> Provided data:
┄┄┄┄┄┄
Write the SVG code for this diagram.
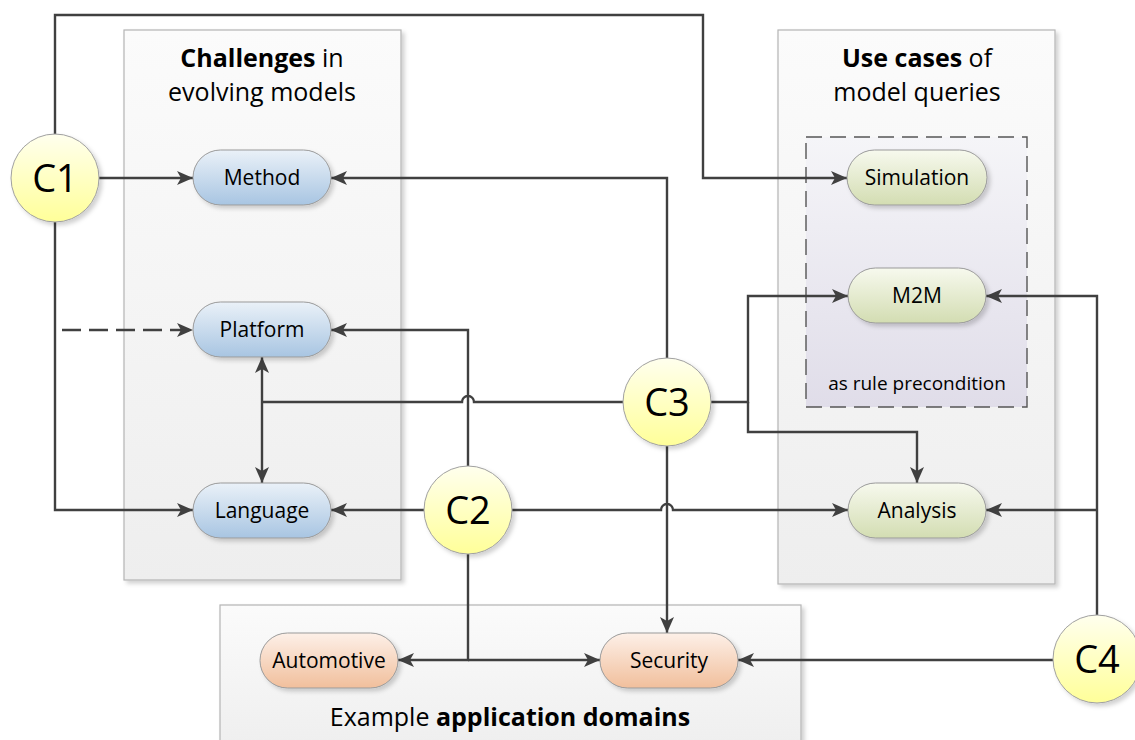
<svg xmlns="http://www.w3.org/2000/svg" width="1135" height="740" viewBox="0 0 1135 740">
<defs>
<linearGradient id="gBox" x1="0" y1="0" x2="0" y2="1"><stop offset="0" stop-color="#fbfbfb"/><stop offset="1" stop-color="#eeeeee"/></linearGradient>
<linearGradient id="gDash" x1="0" y1="0" x2="0" y2="1"><stop offset="0" stop-color="#f5f5f8"/><stop offset="1" stop-color="#e0dde9"/></linearGradient>
<linearGradient id="gBlue" x1="0" y1="0" x2="0" y2="1"><stop offset="0" stop-color="#eaf1f8"/><stop offset="1" stop-color="#a8c5e2"/></linearGradient>
<linearGradient id="gGreen" x1="0" y1="0" x2="0" y2="1"><stop offset="0" stop-color="#f7f9ee"/><stop offset="1" stop-color="#d3ddb2"/></linearGradient>
<linearGradient id="gOrange" x1="0" y1="0" x2="0" y2="1"><stop offset="0" stop-color="#fdf0e8"/><stop offset="1" stop-color="#f1bf9c"/></linearGradient>
<linearGradient id="gYellow" x1="0" y1="0" x2="0" y2="1"><stop offset="0" stop-color="#ffffee"/><stop offset="1" stop-color="#ffff99"/></linearGradient>
<filter id="sh" x="-20%" y="-20%" width="150%" height="150%"><feDropShadow dx="3" dy="3" stdDeviation="2" flood-color="#000" flood-opacity="0.18"/></filter>
<marker id="ar" viewBox="0 0 16 14" refX="16" refY="7" markerWidth="16" markerHeight="14" markerUnits="userSpaceOnUse" orient="auto-start-reverse"><path d="M0,0 L16,7 L0,14 L4,7 Z" fill="#404040"/></marker>
<style>
.box{fill:url(#gBox);stroke:#b4b4b4;stroke-width:1.2;filter:url(#sh)}
.pill{stroke:#9a9a9a;stroke-width:1;filter:url(#sh)}
.circ{fill:url(#gYellow);stroke:#a0a0a0;stroke-width:1;filter:url(#sh)}
.ln{fill:none;stroke:#404040;stroke-width:2.4}
.t{font-family:"Open Sans","Liberation Sans",sans-serif;fill:#000}
.lbl{font-size:21px;text-anchor:middle}
.cl{font-size:38px;text-anchor:middle}
.hd{font-size:25px;text-anchor:middle}
</style>
</defs>

<g id="containers">
<rect id="challenges-box" class="box" x="124" y="30" width="277" height="550"/>
<rect id="usecases-box" class="box" x="778" y="30" width="277" height="554"/>
<rect id="domains-box" class="box" x="220" y="605" width="581" height="150"/>
<rect id="rule-box" x="806" y="137" width="221" height="270" fill="url(#gDash)" stroke="#555" stroke-width="1.4" stroke-dasharray="16,8"/>
<text class="t hd" x="262" y="67"><tspan font-weight="bold">Challenges</tspan> in</text>
<text class="t hd" x="262" y="101">evolving models</text>
<text class="t hd" x="917" y="67"><tspan font-weight="bold">Use cases</tspan> of</text>
<text class="t hd" x="917" y="101">model queries</text>
<text class="t" x="917" y="390" font-size="19" text-anchor="middle">as rule precondition</text>
<text class="t hd" x="510" y="726">Example <tspan font-weight="bold">application domains</tspan></text>
</g>

<g id="connectors">
<path class="ln" d="M55,135 V15 H703 V178 H847" marker-end="url(#ar)"/>
<path class="ln" d="M99,178 H193" marker-end="url(#ar)"/>
<path class="ln" d="M55,222 V510 H193" marker-end="url(#ar)"/>
<path class="ln" d="M62,330 H193" stroke-dasharray="19,8" marker-end="url(#ar)"/>
<path class="ln" d="M667,358 V178 H331" marker-end="url(#ar)"/>
<path class="ln" d="M468,466 V330 H331" marker-end="url(#ar)"/>
<path class="ln" d="M623,402 H474 A6,6 0 0 0 462,402 H262"/>
<path class="ln" d="M262,357 V483" marker-start="url(#ar)" marker-end="url(#ar)"/>
<path class="ln" d="M424,510 H331" marker-end="url(#ar)"/>
<path class="ln" d="M512,510 H661 A6,6 0 0 1 673,510 H848" marker-end="url(#ar)"/>
<path class="ln" d="M667,446 V633" marker-end="url(#ar)"/>
<path class="ln" d="M711,402 H748 V296 H848" marker-end="url(#ar)"/>
<path class="ln" d="M748,402 V432 H917 V483" marker-end="url(#ar)"/>
<path class="ln" d="M468,554 V660 H398" marker-end="url(#ar)"/>
<path class="ln" d="M468,660 H600" marker-end="url(#ar)"/>
<path class="ln" d="M1053,660 H738" marker-end="url(#ar)"/>
<path class="ln" d="M1097,615 V296 H986" marker-end="url(#ar)"/>
<path class="ln" d="M1097,510 H986" marker-end="url(#ar)"/>
</g>

<g id="method"><rect class="pill" x="193" y="150" width="138" height="55" rx="27.5" fill="url(#gBlue)"/><text class="t lbl" x="262" y="185">Method</text></g>
<g id="platform"><rect class="pill" x="193" y="302" width="138" height="55" rx="27.5" fill="url(#gBlue)"/><text class="t lbl" x="262" y="337">Platform</text></g>
<g id="language"><rect class="pill" x="193" y="483" width="138" height="55" rx="27.5" fill="url(#gBlue)"/><text class="t lbl" x="262" y="518">Language</text></g>
<g id="simulation"><rect class="pill" x="847" y="150" width="140" height="55" rx="27.5" fill="url(#gGreen)"/><text class="t lbl" x="917" y="185">Simulation</text></g>
<g id="m2m"><rect class="pill" x="848" y="268" width="138" height="55" rx="27.5" fill="url(#gGreen)"/><text class="t lbl" x="917" y="303">M2M</text></g>
<g id="analysis"><rect class="pill" x="848" y="483" width="138" height="55" rx="27.5" fill="url(#gGreen)"/><text class="t lbl" x="917" y="518">Analysis</text></g>
<g id="automotive"><rect class="pill" x="260" y="633" width="138" height="55" rx="27.5" fill="url(#gOrange)"/><text class="t lbl" x="329" y="668">Automotive</text></g>
<g id="security"><rect class="pill" x="600" y="633" width="138" height="55" rx="27.5" fill="url(#gOrange)"/><text class="t lbl" x="669" y="668">Security</text></g>

<g id="c1"><circle class="circ" cx="55" cy="178" r="44"/><text class="t cl" x="55" y="192">C1</text></g>
<g id="c2"><circle class="circ" cx="468" cy="510" r="44"/><text class="t cl" x="468" y="524">C2</text></g>
<g id="c3"><circle class="circ" cx="667" cy="402" r="44"/><text class="t cl" x="667" y="416">C3</text></g>
<g id="c4"><circle class="circ" cx="1097" cy="659" r="44"/><text class="t cl" x="1097" y="673">C4</text></g>
</svg>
┄┄┄┄┄┄
> What you are asked to do: Repeat the full listing above exactly, with no pictures in the copy.

> The result:
Write the SVG code for this diagram.
<svg xmlns="http://www.w3.org/2000/svg" width="1135" height="740" viewBox="0 0 1135 740">
<defs>
<linearGradient id="gBox" x1="0" y1="0" x2="0" y2="1"><stop offset="0" stop-color="#fbfbfb"/><stop offset="1" stop-color="#eeeeee"/></linearGradient>
<linearGradient id="gDash" x1="0" y1="0" x2="0" y2="1"><stop offset="0" stop-color="#f5f5f8"/><stop offset="1" stop-color="#e0dde9"/></linearGradient>
<linearGradient id="gBlue" x1="0" y1="0" x2="0" y2="1"><stop offset="0" stop-color="#eaf1f8"/><stop offset="1" stop-color="#a8c5e2"/></linearGradient>
<linearGradient id="gGreen" x1="0" y1="0" x2="0" y2="1"><stop offset="0" stop-color="#f7f9ee"/><stop offset="1" stop-color="#d3ddb2"/></linearGradient>
<linearGradient id="gOrange" x1="0" y1="0" x2="0" y2="1"><stop offset="0" stop-color="#fdf0e8"/><stop offset="1" stop-color="#f1bf9c"/></linearGradient>
<linearGradient id="gYellow" x1="0" y1="0" x2="0" y2="1"><stop offset="0" stop-color="#ffffee"/><stop offset="1" stop-color="#ffff99"/></linearGradient>
<filter id="sh" x="-20%" y="-20%" width="150%" height="150%"><feDropShadow dx="3" dy="3" stdDeviation="2" flood-color="#000" flood-opacity="0.18"/></filter>
<marker id="ar" viewBox="0 0 16 14" refX="16" refY="7" markerWidth="16" markerHeight="14" markerUnits="userSpaceOnUse" orient="auto-start-reverse"><path d="M0,0 L16,7 L0,14 L4,7 Z" fill="#404040"/></marker>
<style>
.box{fill:url(#gBox);stroke:#b4b4b4;stroke-width:1.2;filter:url(#sh)}
.pill{stroke:#9a9a9a;stroke-width:1;filter:url(#sh)}
.circ{fill:url(#gYellow);stroke:#a0a0a0;stroke-width:1;filter:url(#sh)}
.ln{fill:none;stroke:#404040;stroke-width:2.4}
.t{font-family:"Open Sans","Liberation Sans",sans-serif;fill:#000}
.lbl{font-size:21px;text-anchor:middle}
.cl{font-size:38px;text-anchor:middle}
.hd{font-size:25px;text-anchor:middle}
</style>
</defs>

<g id="containers">
<rect id="challenges-box" class="box" x="124" y="30" width="277" height="550"/>
<rect id="usecases-box" class="box" x="778" y="30" width="277" height="554"/>
<rect id="domains-box" class="box" x="220" y="605" width="581" height="150"/>
<rect id="rule-box" x="806" y="137" width="221" height="270" fill="url(#gDash)" stroke="#555" stroke-width="1.4" stroke-dasharray="16,8"/>
<text class="t hd" x="262" y="67"><tspan font-weight="bold">Challenges</tspan> in</text>
<text class="t hd" x="262" y="101">evolving models</text>
<text class="t hd" x="917" y="67"><tspan font-weight="bold">Use cases</tspan> of</text>
<text class="t hd" x="917" y="101">model queries</text>
<text class="t" x="917" y="390" font-size="19" text-anchor="middle">as rule precondition</text>
<text class="t hd" x="510" y="726">Example <tspan font-weight="bold">application domains</tspan></text>
</g>

<g id="connectors">
<path class="ln" d="M55,135 V15 H703 V178 H847" marker-end="url(#ar)"/>
<path class="ln" d="M99,178 H193" marker-end="url(#ar)"/>
<path class="ln" d="M55,222 V510 H193" marker-end="url(#ar)"/>
<path class="ln" d="M62,330 H193" stroke-dasharray="19,8" marker-end="url(#ar)"/>
<path class="ln" d="M667,358 V178 H331" marker-end="url(#ar)"/>
<path class="ln" d="M468,466 V330 H331" marker-end="url(#ar)"/>
<path class="ln" d="M623,402 H474 A6,6 0 0 0 462,402 H262"/>
<path class="ln" d="M262,357 V483" marker-start="url(#ar)" marker-end="url(#ar)"/>
<path class="ln" d="M424,510 H331" marker-end="url(#ar)"/>
<path class="ln" d="M512,510 H661 A6,6 0 0 1 673,510 H848" marker-end="url(#ar)"/>
<path class="ln" d="M667,446 V633" marker-end="url(#ar)"/>
<path class="ln" d="M711,402 H748 V296 H848" marker-end="url(#ar)"/>
<path class="ln" d="M748,402 V432 H917 V483" marker-end="url(#ar)"/>
<path class="ln" d="M468,554 V660 H398" marker-end="url(#ar)"/>
<path class="ln" d="M468,660 H600" marker-end="url(#ar)"/>
<path class="ln" d="M1053,660 H738" marker-end="url(#ar)"/>
<path class="ln" d="M1097,615 V296 H986" marker-end="url(#ar)"/>
<path class="ln" d="M1097,510 H986" marker-end="url(#ar)"/>
</g>

<g id="method"><rect class="pill" x="193" y="150" width="138" height="55" rx="27.5" fill="url(#gBlue)"/><text class="t lbl" x="262" y="185">Method</text></g>
<g id="platform"><rect class="pill" x="193" y="302" width="138" height="55" rx="27.5" fill="url(#gBlue)"/><text class="t lbl" x="262" y="337">Platform</text></g>
<g id="language"><rect class="pill" x="193" y="483" width="138" height="55" rx="27.5" fill="url(#gBlue)"/><text class="t lbl" x="262" y="518">Language</text></g>
<g id="simulation"><rect class="pill" x="847" y="150" width="140" height="55" rx="27.5" fill="url(#gGreen)"/><text class="t lbl" x="917" y="185">Simulation</text></g>
<g id="m2m"><rect class="pill" x="848" y="268" width="138" height="55" rx="27.5" fill="url(#gGreen)"/><text class="t lbl" x="917" y="303">M2M</text></g>
<g id="analysis"><rect class="pill" x="848" y="483" width="138" height="55" rx="27.5" fill="url(#gGreen)"/><text class="t lbl" x="917" y="518">Analysis</text></g>
<g id="automotive"><rect class="pill" x="260" y="633" width="138" height="55" rx="27.5" fill="url(#gOrange)"/><text class="t lbl" x="329" y="668">Automotive</text></g>
<g id="security"><rect class="pill" x="600" y="633" width="138" height="55" rx="27.5" fill="url(#gOrange)"/><text class="t lbl" x="669" y="668">Security</text></g>

<g id="c1"><circle class="circ" cx="55" cy="178" r="44"/><text class="t cl" x="55" y="192">C1</text></g>
<g id="c2"><circle class="circ" cx="468" cy="510" r="44"/><text class="t cl" x="468" y="524">C2</text></g>
<g id="c3"><circle class="circ" cx="667" cy="402" r="44"/><text class="t cl" x="667" y="416">C3</text></g>
<g id="c4"><circle class="circ" cx="1097" cy="659" r="44"/><text class="t cl" x="1097" y="673">C4</text></g>
</svg>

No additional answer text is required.